Free childcare for families with jobless parents proposed

Government set to extend free childcare to families with jobless parents, after shooting down PN proposal made in the 2017 general election

A proposal to extend free childcare services for under three-year-olds, irrespective of their parents’ employment status, is part of holistic strategy from government to tackle early leaving from education (ELET) and training in Malta.

Free childcare in Malta was a flagship social reform by the newly-elected Labour government in 2013, with the percentage of under-3s in childcare shooting up from just 11% in 2014 to 31% in 2016 – the largest increase in such a cohort enrolled in formal childcare in the EU.

Currently free childcare is available to all families where both parents work – but is not provided in cases where only one parent works.

Parents are presently allowed to send their children to a childcare centre of their choice, and benefit from free childcare “equivalent to the hours worked by the parent with the lower workload, plus one hour extra for commuting”, a measure that aims to create an incentive for mothers to return to work or to remain in formal employment.

But in the last general election, a proposal by the Nationalist Party to extend free childcare to all families, including those whose parents are not in employment was shot down by the Labour Party as one encouraging welfare dependency.

Instead Labour pledged to extend childcare services in the evening for those who work at night or are attending full-time courses, a proposal now also being considered in a consultation document on national standards for early childhood education.

Extending free childcare to all is now seen as a preventive measure in addressing early school-leaving, along with providing alternative pathways for children and targeted measures to redress educational disadvantage at an early age.

The consultation proposes that access to free childcare is extended to all children within the target age range. “Eligibility should not be restricted to children whose parents are in employment or education as this prevents access to many of those most in need and most likely to benefit from the free childcare services.”

Presently children whose parents are not socioeconomically active or in education are excluded from the Free Childcare Scheme, and have reduced access hours to Klabb 3-16 and Skolasajf, “despite being most in need of additional support”

The Free Childcare Scheme is considered as “an example of system-wide preventative measures to combat early school leaving”, with the document calling that it be extended to all children in the target age group.

Before the 2017 general election the Labour Party had warned that the Nationalist Party’s proposal to extend free childcare to unemployed parents was unsustainable, with then education minister Evarist Bartolo describing it as unjust to working parents who pay taxes, and warning against reintroducing a mentality of reliance on social benefits.

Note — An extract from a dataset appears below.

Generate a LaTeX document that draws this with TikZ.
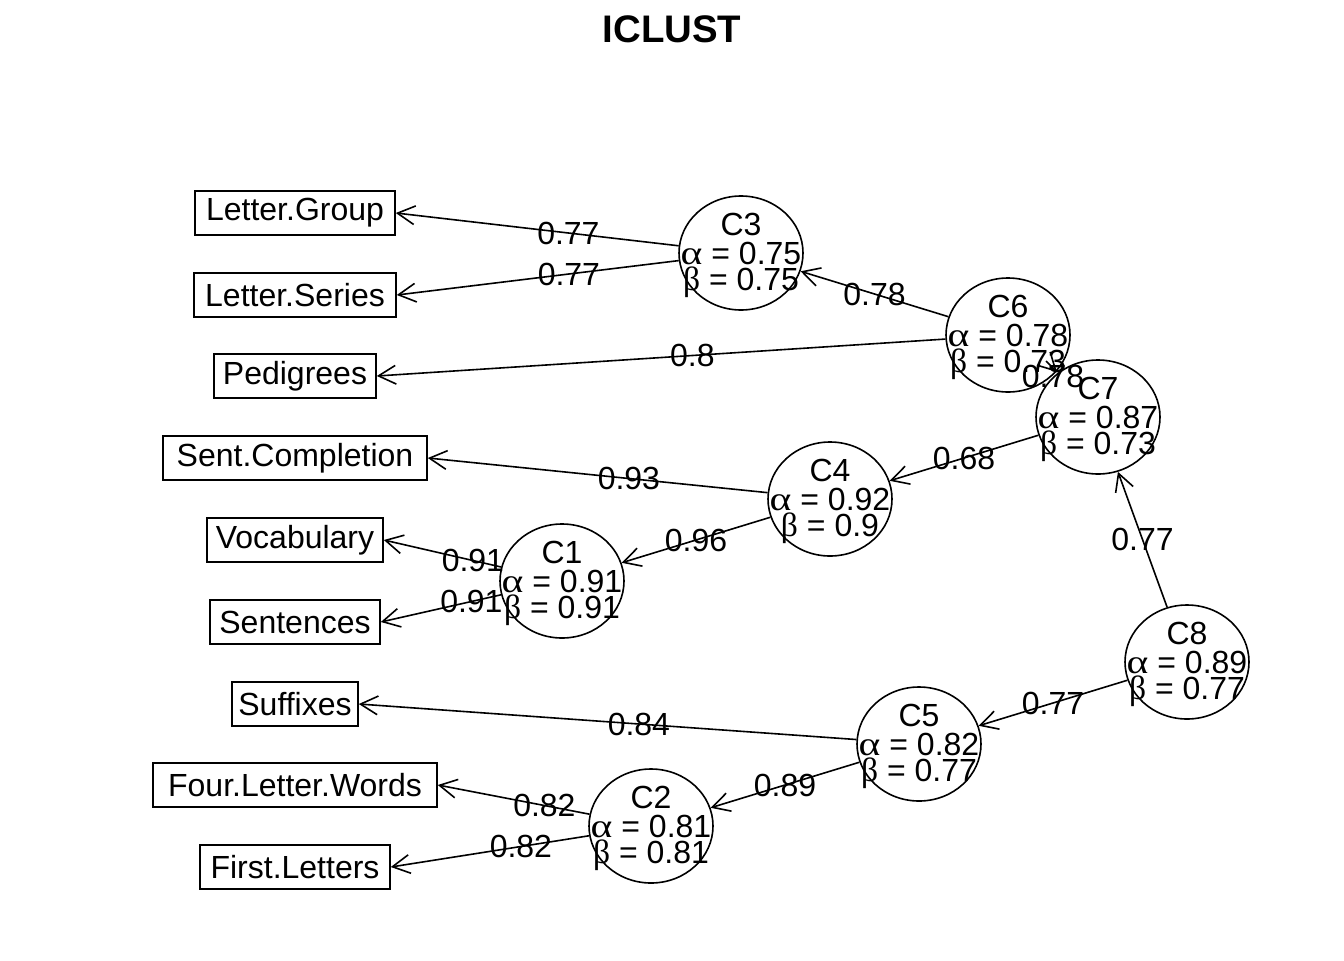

“The free childcare scheme introduced by this government was intended to encourage more people to find a job, so as to improve their family income and therefore their personal satisfaction,” he said. “Our policy was to make it worth it for people to find a job instead of relying on social benefits.”

But even back then, experts like Anna Borg, director of the University of Malta’s Centre for Labour Studies argued that universal childcare for all children helped to mitigate social inequalities and break the circle of poverty.

Borg pointed out that free childcare can help address children’s living conditions in at-risk households with outcomes felt at later stages by minimising the number of early school-leavers and facilitating social mobility, noting that current eligibility criteria forfree childcare may be excluding the most vulnerable children.

Night-time childcare

Another consultation document on National Standards for Early Childhood Education and
Care Services, is also proposing the provision of childcare at night between 10pm and 5am.

This proposal is being made in response to recent developments in the Maltese economy in general and the role of women in the labour market.  The night service provision between 10pm and 5 am aims to cater for families, where either both parents in the case of families with two parents or the parent in the case of single parent families, are in regulated employment which overlaps with night service provision hours and who have no other suitable arrangements for the care of their children.